All those things generally stimulate the economy, and eventually, a rate cut also translates into lower borrowing costs for businesses. “What happens – over the last 10 years when interest rates have been low – is the stock market tends to rise as a result of all that different activity,” DeAngelis told Ladders
That’s the big picture – here’s what the cut means for you.
“For a normal person who has invested in their 401K, they could expect to see an increase as a result of rates being cut today and remaining low roughly for a decade now,” said DeAngelis.

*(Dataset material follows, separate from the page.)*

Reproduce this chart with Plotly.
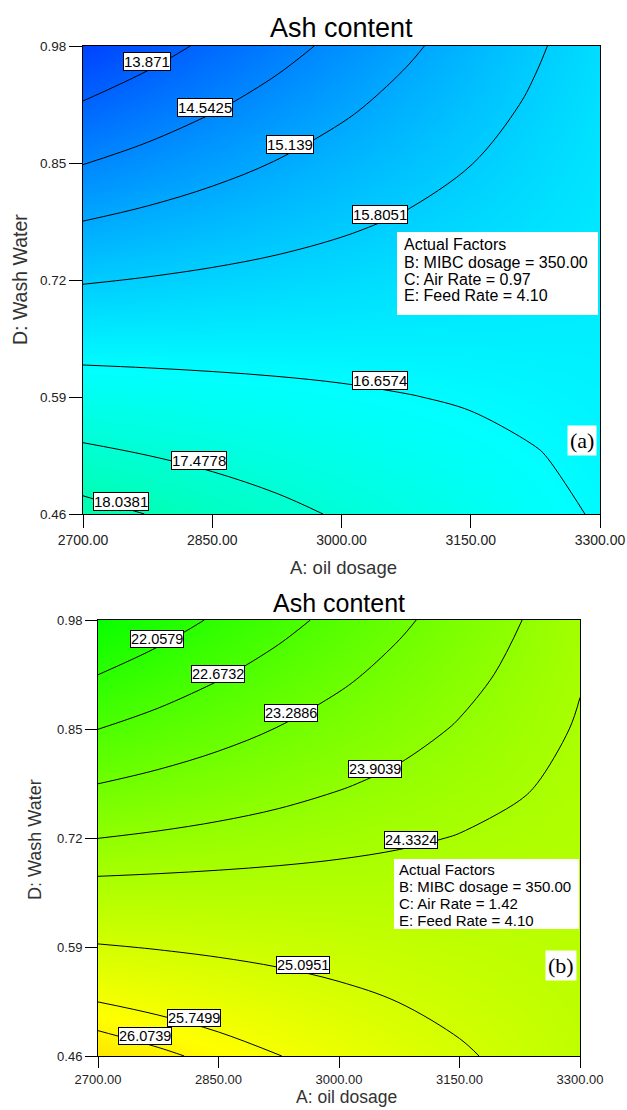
import plotly.graph_objects as go

W, H = 627, 1110

# Factor grid: A (oil dosage) columns, D (wash water) rows (bottom row first)
oil_dosage = [2700, 2775, 2850, 2925, 3000, 3075, 3150, 3225, 3300]
wash_water = [0.46, 0.525, 0.59, 0.655, 0.72, 0.785, 0.85, 0.915, 0.98]

# Predicted ash content, air rate 0.97
ash_a = [
    [18.230, 18.028, 17.825, 17.622, 17.420, 17.218, 17.015, 16.813, 16.610],
    [17.613, 17.479, 17.346, 17.212, 17.079, 16.945, 16.812, 16.678, 16.545],
    [16.995, 16.931, 16.866, 16.802, 16.738, 16.673, 16.609, 16.544, 16.480],
    [16.378, 16.382, 16.387, 16.392, 16.396, 16.401, 16.406, 16.410, 16.415],
    [15.760, 15.834, 15.908, 15.981, 16.055, 16.129, 16.203, 16.276, 16.350],
    [15.143, 15.285, 15.428, 15.571, 15.714, 15.857, 15.999, 16.142, 16.285],
    [14.525, 14.737, 14.949, 15.161, 15.373, 15.584, 15.796, 16.008, 16.220],
    [13.908, 14.188, 14.469, 14.750, 15.031, 15.312, 15.593, 15.874, 16.155],
    [13.290, 13.640, 13.990, 14.340, 14.690, 15.040, 15.390, 15.740, 16.090],
]

# Predicted ash content, air rate 1.42
ash_b = [
    [26.360, 26.160, 25.960, 25.760, 25.560, 25.360, 25.160, 24.960, 24.760],
    [25.745, 25.614, 25.483, 25.351, 25.220, 25.089, 24.958, 24.826, 24.695],
    [25.130, 25.068, 25.005, 24.943, 24.880, 24.818, 24.755, 24.693, 24.630],
    [24.515, 24.521, 24.528, 24.534, 24.540, 24.546, 24.553, 24.559, 24.565],
    [23.900, 23.975, 24.050, 24.125, 24.200, 24.275, 24.350, 24.425, 24.500],
    [23.285, 23.429, 23.573, 23.716, 23.860, 24.004, 24.148, 24.291, 24.435],
    [22.670, 22.883, 23.095, 23.308, 23.520, 23.733, 23.945, 24.158, 24.370],
    [22.055, 22.336, 22.618, 22.899, 23.180, 23.461, 23.743, 24.024, 24.305],
    [21.440, 21.790, 22.140, 22.490, 22.840, 23.190, 23.540, 23.890, 24.240],
]

# Contour levels and where their value tags sit (A, D)
levels_a = [13.871, 14.5425, 15.139, 15.8051, 16.6574, 17.4778, 18.0381]
tag_a_oil = [2774, 2842, 2940, 3045, 3045, 2835, 2744]
tag_a_wash = [0.963, 0.912, 0.871, 0.793, 0.608, 0.519, 0.474]

levels_b = [22.0579, 22.6732, 23.2886, 23.9039, 24.3324, 25.0951, 25.7499, 26.0739]
tag_b_oil = [2774, 2849, 2940, 3045, 3090, 2955, 2820, 2759]
tag_b_wash = [0.957, 0.916, 0.869, 0.802, 0.718, 0.568, 0.505, 0.484]

oil_ticks = [2700, 2850, 3000, 3150, 3300]
wash_ticks = [0.46, 0.59, 0.72, 0.85, 0.98]

factors_a = ["Actual Factors", "B: MIBC dosage = 350.00", "C: Air Rate = 0.97", "E: Feed Rate = 4.10"]
factors_b = ["Actual Factors", "B: MIBC dosage = 350.00", "C: Air Rate = 1.42", "E: Feed Rate = 4.10"]

SANS = "Liberation Sans, Arial, sans-serif"
SERIF = "Liberation Serif, Times New Roman, serif"

# Shared response colour ramp: blue -> cyan -> green -> yellow -> red
ramp = [[0.0, "rgb(0,0,255)"], [0.25, "rgb(0,255,255)"], [0.5, "rgb(0,255,0)"],
        [0.75, "rgb(255,255,0)"], [1.0, "rgb(255,0,0)"]]
ZMIN, ZMAX = 12.1, 30.5


def px(x):
    return x / W


def py(y):
    return 1 - y / H


fig = go.Figure()


def add_panel(z, levels, xa, ya):
    fig.add_trace(go.Heatmap(
        x=oil_dosage, y=wash_water, z=z, zsmooth="best",
        colorscale=ramp, zmin=ZMIN, zmax=ZMAX, showscale=False,
        hoverinfo="skip", xaxis=xa, yaxis=ya))
    for lv in levels:
        fig.add_trace(go.Contour(
            x=oil_dosage, y=wash_water, z=z, autocontour=False,
            contours=dict(start=lv, end=lv, size=1, coloring="none", showlabels=False),
            line=dict(color="black", width=1, smoothing=1.0),
            showscale=False, hoverinfo="skip", xaxis=xa, yaxis=ya))


add_panel(ash_a, levels_a, "x", "y")
add_panel(ash_b, levels_b, "x2", "y2")


def axis_style(domain, rng, ticks, fsize, anchor, tlen):
    return dict(domain=domain, range=rng, tickvals=ticks, tickformat=".2f",
                ticks="outside", ticklen=tlen, tickwidth=1, tickcolor="black",
                showline=True, linecolor="black", linewidth=1, mirror=True,
                showgrid=False, zeroline=False, anchor=anchor, automargin=False,
                tickfont=dict(family=SANS, size=fsize, color="#222"))


fig.update_layout(
    width=W, height=H, margin=dict(l=0, r=0, t=0, b=0),
    paper_bgcolor="white", plot_bgcolor="white", showlegend=False,
    xaxis=axis_style([px(83), px(600)], [2700, 3300], oil_ticks, 14, "y", 13),
    yaxis=axis_style([py(514), py(46)], [0.46, 0.98], wash_ticks, 13.5, "x", 13),
    xaxis2=axis_style([px(98), px(580)], [2700, 3300], oil_ticks, 13, "y2", 11),
    yaxis2=axis_style([py(1056), py(620)], [0.46, 0.98], wash_ticks, 13, "x2", 12),
)

ann = []

# contour value tags
for lv, xo, yw in zip(levels_a, tag_a_oil, tag_a_wash):
    ann.append(dict(x=xo, y=yw, xref="x", yref="y", text=str(lv), showarrow=False,
                    xanchor="center", yanchor="middle",
                    font=dict(family=SANS, size=15, color="black"),
                    bgcolor="white", bordercolor="black", borderwidth=1, borderpad=0))
for lv, xo, yw in zip(levels_b, tag_b_oil, tag_b_wash):
    ann.append(dict(x=xo, y=yw, xref="x2", yref="y2", text=str(lv), showarrow=False,
                    xanchor="center", yanchor="middle",
                    font=dict(family=SANS, size=14.5, color="black"),
                    bgcolor="white", bordercolor="black", borderwidth=1, borderpad=0))


# titles and axis titles
def text_at(x, y, s, size, angle=0, color="black", family=SANS):
    ann.append(dict(x=px(x), y=py(y), xref="paper", yref="paper", text=s,
                    showarrow=False, textangle=angle, xanchor="center", yanchor="middle",
                    font=dict(family=family, size=size, color=color)))


text_at(341, 28, "Ash content", 27)
text_at(339, 603, "Ash content", 25)
text_at(343, 567, "A: oil dosage", 18.5, color="#333")
text_at(346, 1097, "A: oil dosage", 17.5, color="#333")
text_at(20, 280, "D: Wash Water", 19.5, angle=-90, color="#333")
text_at(35, 840, "D: Wash Water", 18, angle=-90, color="#333")

# actual-factor boxes
shapes = [
    dict(type="rect", xref="paper", yref="paper", x0=px(397), x1=px(598), y0=py(315), y1=py(232),
         fillcolor="white", line=dict(width=0), layer="above"),
    dict(type="rect", xref="paper", yref="paper", x0=px(394), x1=px(579), y0=py(929), y1=py(859),
         fillcolor="white", line=dict(width=0), layer="above"),
]
for i, s in enumerate(factors_a):
    ann.append(dict(x=px(402), y=py(245 + i * 17), xref="paper", yref="paper", text=s,
                    showarrow=False, xanchor="left", yanchor="middle",
                    font=dict(family=SANS, size=16, color="black")))
for i, s in enumerate(factors_b):
    ann.append(dict(x=px(397), y=py(869 + i * 17), xref="paper", yref="paper", text=s,
                    showarrow=False, xanchor="left", yanchor="middle",
                    font=dict(family=SANS, size=15, color="black")))

# panel letters
ann.append(dict(x=px(582), y=py(441), xref="paper", yref="paper", text="(a)", showarrow=False,
                xanchor="center", yanchor="middle",
                font=dict(family=SERIF, size=22, color="black"), bgcolor="white", borderpad=2))
ann.append(dict(x=px(561), y=py(965), xref="paper", yref="paper", text="(b)", showarrow=False,
                xanchor="center", yanchor="middle",
                font=dict(family=SERIF, size=22, color="black"), bgcolor="white", borderpad=2))

fig.update_layout(annotations=ann, shapes=shapes)
fig.write_html("out.html")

“On the mortgage side,” she explained, “rates are below 4% again and could even go potentially from there. As a result of that, you find that qualified buyers can easily get access to mortgages and home buying because, with the rates so low, the banks will be looking to increase their lending.” Looking to buy a house? The odds are now in your favor. “It may be time for [people] to take that step.”
Auto loans will also “see a reduction,” said DeAngelis.
It’s a mixed bag, but mostly positive, DeAngelis said. “The credit card rates tend to be on the higher side in general, but the Feds puts pressure on them to reduce those rates as well.”
“There is one segment of the population that [the rate cut] hurts: savers,” said DeAngelis. “Savings rates for certificate of deposits, bank account savings rates, and savings accounts have been very, very low over the last decade as well.” Basically, saving just isn’t paying off right now, and won’t continue to after the rate cut. “If you were taught to work hard and not rack up debt, save up money and put it in the bank, you’re not necessarily being rewarded in the present financial conditions.”
However, if you’re in the market to borrow or buy, expect these changes to happen sooner rather than later. “They tend to happen very quickly,” DeAngelis says, especially since the rate cut was anticipated. So look on the bright side. “These are changes people will start to notice immediately.”